• Records to use
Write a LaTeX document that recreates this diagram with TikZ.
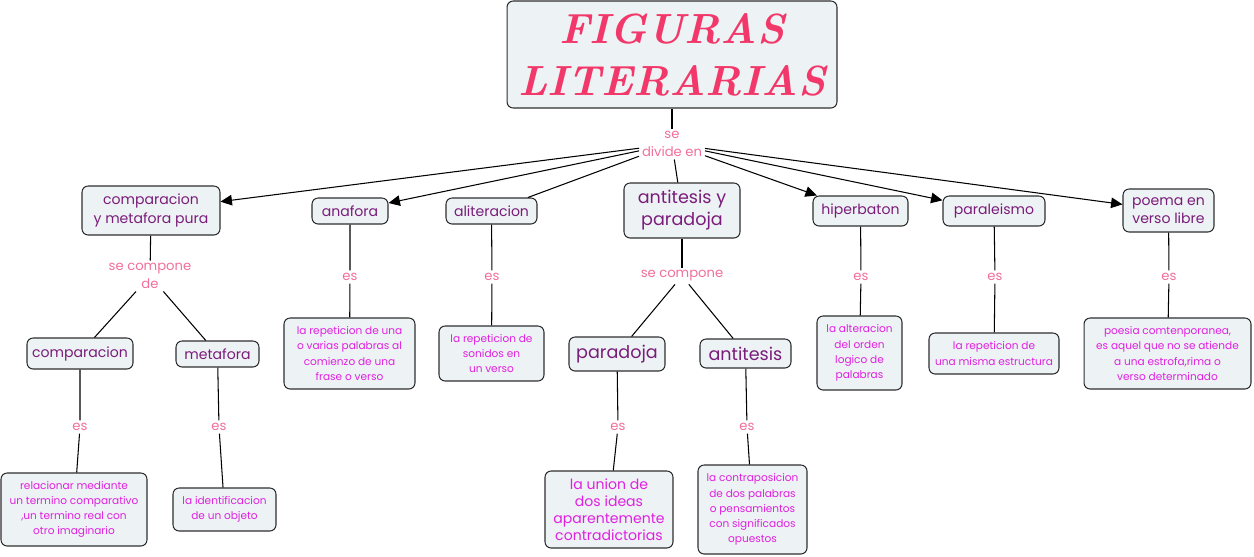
\documentclass[tikz,border=0pt]{standalone}
\usepackage{fontspec}
\newfontfamily\mapfont{Poppins}
\usetikzlibrary{arrows.meta}
\definecolor{boxfill}{HTML}{EDF2F4}
\definecolor{boxline}{HTML}{2E2E2E}
\definecolor{titlepink}{HTML}{F2386A}
\definecolor{conceptpurple}{HTML}{7A1C7A}
\definecolor{defmagenta}{HTML}{E020E0}
\definecolor{linkpink}{HTML}{F0709A}

\tikzset{
  box/.style={draw=boxline, fill=boxfill, rounded corners=3.5pt, line width=0.6pt, align=center, inner sep=1pt},
  concept/.style={box, font=\mapfont\fontsize{8}{10.5}\selectfont, text=conceptpurple},
  bigconcept/.style={box, font=\mapfont\fontsize{10}{12.5}\selectfont, text=conceptpurple},
  defbox/.style={box, font=\mapfont\fontsize{6}{8.6}\selectfont, text=defmagenta},
  linkword/.style={font=\mapfont\fontsize{7.5}{10}\selectfont, text=linkpink, align=center, inner sep=1.5pt},
  link/.style={draw=black, line width=0.6pt},
  arrowlink/.style={link, -{Triangle[length=6.5pt,width=6pt]}},
}

\begin{document}
\begin{tikzpicture}[x=0.02cm, y=-0.02cm]
\useasboundingbox (0,0) rectangle (1254,556);
% top
\node[box, minimum width=6.6cm, minimum height=2.14cm, text=titlepink,
  font=\rmfamily\bfseries\itshape\fontsize{24}{29.6}\selectfont] (title) at (672,54.5) {FIGURAS\\LITERARIAS};
\node[linkword] (divide) at (672,144) {se\\divide en};
% first row
\node[concept, minimum width=2.76cm, minimum height=0.98cm] (cmp) at (151,210.5) {comparacion\\y metafora pura};
\node[concept, minimum width=1.52cm, minimum height=0.52cm] (anafora) at (350,211) {anafora};
\node[concept, minimum width=1.82cm, minimum height=0.52cm] (aliter) at (491.5,211) {aliteracion};
\node[bigconcept, minimum width=2.32cm, minimum height=1.1cm] (antpar) at (682,210.5) {antitesis y\\paradoja};
\node[concept, minimum width=1.9cm, minimum height=0.6cm] (hiper) at (860.5,211) {hiperbaton};
\node[concept, minimum width=2.04cm, minimum height=0.6cm] (parale) at (994,211) {paraleismo};
\node[concept, minimum width=1.82cm, minimum height=0.86cm] (poema) at (1168.5,210.5) {poema en\\verso libre};
% link words
\node[linkword] (cmpde) at (150,276) {se compone\\de};
\node[linkword] (esana) at (350,277) {es};
\node[linkword] (esali) at (492,277) {es};
\node[linkword] (antcomp) at (682,276) {se compone};
\node[linkword] (eship) at (861,277) {es};
\node[linkword] (espar) at (995,277) {es};
\node[linkword] (espoe) at (1169,277) {es};
% second row
\node[concept, minimum width=2.12cm, minimum height=0.62cm] (compar) at (80,353.5) {comparacion};
\node[concept, minimum width=1.66cm, minimum height=0.52cm] (metaf) at (217.5,354) {metafora};
\node[defbox, minimum width=2.62cm, minimum height=1.42cm] (defana) at (349.5,353.5) {la repeticion de una\\o varias palabras al\\comienzo de una\\frase o verso};
\node[defbox, minimum width=2.1cm, minimum height=1.1cm] (defali) at (491.5,353.5) {la repeticion de\\sonidos en\\un verso};
\node[bigconcept, minimum width=1.92cm, minimum height=0.68cm] (parad) at (617,354) {paradoja};
\node[bigconcept, minimum width=1.82cm, minimum height=0.58cm] (antit) at (745.5,353.5) {antitesis};
\node[defbox, minimum width=1.7cm, minimum height=1.48cm] (defhip) at (859.5,353) {la alteracion\\del orden\\logico de\\palabras};
\node[defbox, minimum width=2.6cm, minimum height=0.82cm] (defpar) at (994,353.5) {la repeticion de\\una misma estructura};
\node[defbox, minimum width=3.34cm, minimum height=1.42cm] (defpoe) at (1167.5,353.5) {poesia comtenporanea,\\es aquel que no se atiende\\a una estrofa,rima o\\verso determinado};
% third row
\node[linkword] (escom) at (80,427) {es};
\node[linkword] (esmet) at (219,427) {es};
\node[linkword] (esprd) at (618,427) {es};
\node[linkword] (esant) at (747,427) {es};
\node[defbox, minimum width=2.92cm, minimum height=1.46cm] (defcom) at (74,509.5) {relacionar mediante\\un termino comparativo\\,un termino real con\\otro imaginario};
\node[defbox, minimum width=2.06cm, minimum height=0.86cm] (defmet) at (224.5,509.5) {la identificacion\\de un objeto};
\node[defbox, font=\mapfont\fontsize{8}{9.6}\selectfont, minimum width=2.56cm, minimum height=1.54cm] (defprd) at (609,509.5) {la union de\\dos ideas\\aparentemente\\contradictorias};
\node[defbox, minimum width=2.18cm, minimum height=1.78cm] (defant) at (752.5,509.5) {la contraposicion\\de dos palabras\\o pensamientos\\con significados\\opuestos};
% connectors
\draw[link] (title) -- (divide);
\draw[arrowlink] (divide) -- (cmp);
\draw[arrowlink] (divide) -- (anafora);
\draw[link] (divide) -- (aliter);
\draw[link] (divide) -- (antpar);
\draw[arrowlink] (divide) -- (hiper);
\draw[arrowlink] (divide) -- (parale);
\draw[arrowlink] (divide) -- (poema);
\draw[link] (cmp) -- (cmpde);
\draw[link] (cmpde) -- (compar);
\draw[link] (cmpde) -- (metaf);
\draw[link] (anafora) -- (esana) -- (defana);
\draw[link] (aliter) -- (esali) -- (defali);
\draw[link] (antpar) -- (antcomp);
\draw[link] (antcomp) -- (parad);
\draw[link] (antcomp) -- (antit);
\draw[link] (hiper) -- (eship) -- (defhip);
\draw[link] (parale) -- (espar) -- (defpar);
\draw[link] (poema) -- (espoe) -- (defpoe);
\draw[link] (compar) -- (escom) -- (defcom);
\draw[link] (metaf) -- (esmet) -- (defmet);
\draw[link] (parad) -- (esprd) -- (defprd);
\draw[link] (antit) -- (esant) -- (defant);
\end{tikzpicture}
\end{document}
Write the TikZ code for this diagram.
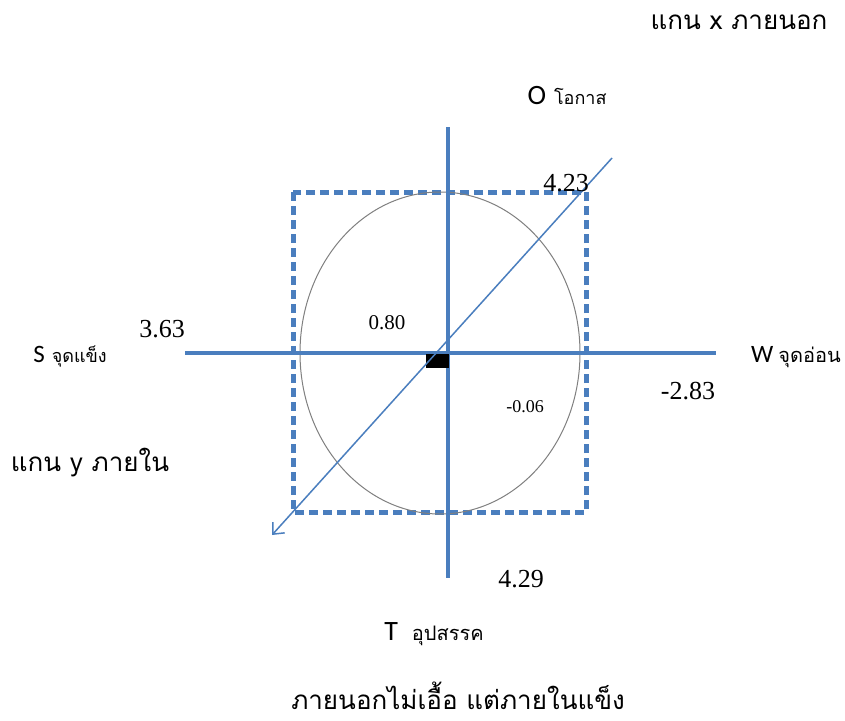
\documentclass[tikz,border=0pt]{standalone}
\usepackage{fontspec}
\setmainfont{Liberation Serif}
\newfontfamily\thai[Script=Thai]{Loma}
\newfontfamily\lat{Carlito}
\usetikzlibrary{arrows.meta}
\definecolor{axblue}{RGB}{74,126,190}
\definecolor{ellgray}{RGB}{128,128,128}
\tikzset{
  axis/.style={draw=axblue,line width=4pt},
  dashbox/.style={draw=axblue,line width=5pt,dash pattern=on 9pt off 5pt},
  diag/.style={draw=axblue,line width=1.5pt,-{Straight Barb[length=9pt,width=16pt,line width=1.5pt]}},
  num/.style={inner sep=0pt,font=\fontsize{26}{30}\selectfont},
  tlab/.style={inner sep=0pt,font=\thai\fontsize{26}{30}\selectfont},
}
\begin{document}
\begin{tikzpicture}[x=1pt,y=-1pt]
\path[use as bounding box,fill=white] (0,0) rectangle (845,720);
% axes
\coordinate (vtop) at (448,127);
\coordinate (vbot) at (448,578);
\coordinate (hl) at (185,353);
\coordinate (hr) at (716,353);
% dashed box
\coordinate (b1) at (293,192);
\coordinate (b2) at (586,512);
\draw[dashbox] (b1) rectangle (b2);
% ellipse
\coordinate (ec) at (440,353);
\draw[ellgray,line width=1pt] (ec) ellipse [x radius=140,y radius=161];
\draw[axis] (hl) -- (hr);
\draw[axis] (vtop) -- (vbot);
% black marker
\fill[black] (426,354) rectangle (449,368);
% diagonal arrow
\coordinate (dstart) at (612,158);
\coordinate (dend) at (272,535);
\draw[diag] (dstart) -- (dend);
% labels
\node[inner sep=0pt] (O) at (567,96) {{\lat\fontsize{28}{32}\selectfont O}\hspace{8pt}{\thai\fontsize{18}{22}\selectfont โอกาส}};
\node[num] (n423) at (566,183) {4.23};
\node[num] (n363) at (162,329) {3.63};
\node[inner sep=0pt] (S) at (70,357) {{\lat\fontsize{25}{28}\selectfont S}\hspace{7pt}{\thai\fontsize{18}{22}\selectfont จุดแข็ง}};
\node[inner sep=0pt,font=\fontsize{21}{24}\selectfont] (n080) at (387,323) {0.80};
\node[inner sep=0pt] (W) at (796,357) {{\lat\fontsize{25}{28}\selectfont W}\hspace{5pt}{\thai\fontsize{20}{24}\selectfont จุดอ่อน}};
\node[num] (n283) at (688,391) {-2.83};
\node[inner sep=0pt,font=\fontsize{18}{21}\selectfont] (n006) at (525,407) {-0.06};
\node[tlab] (yax) at (90,463) {แกน y ภายใน};
\node[num] (n429) at (521,579) {4.29};
\node[inner sep=0pt] (T) at (434,634) {{\lat\fontsize{28}{32}\selectfont T}\hspace{14pt}{\thai\fontsize{20}{24}\selectfont อุปสรรค}};
\node[tlab] (xax) at (739,22) {แกน x ภายนอก};
\node[tlab] (bottom) at (458,696) {ภายนอกไม่เอื้อ แต่ภายในแข็ง};
\end{tikzpicture}
\end{document}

• Stated goal
All lines that include "diagram" are to be gathered and copied.

• Right answer
Write a LaTeX document that recreates this diagram with TikZ.
Write the TikZ code for this diagram.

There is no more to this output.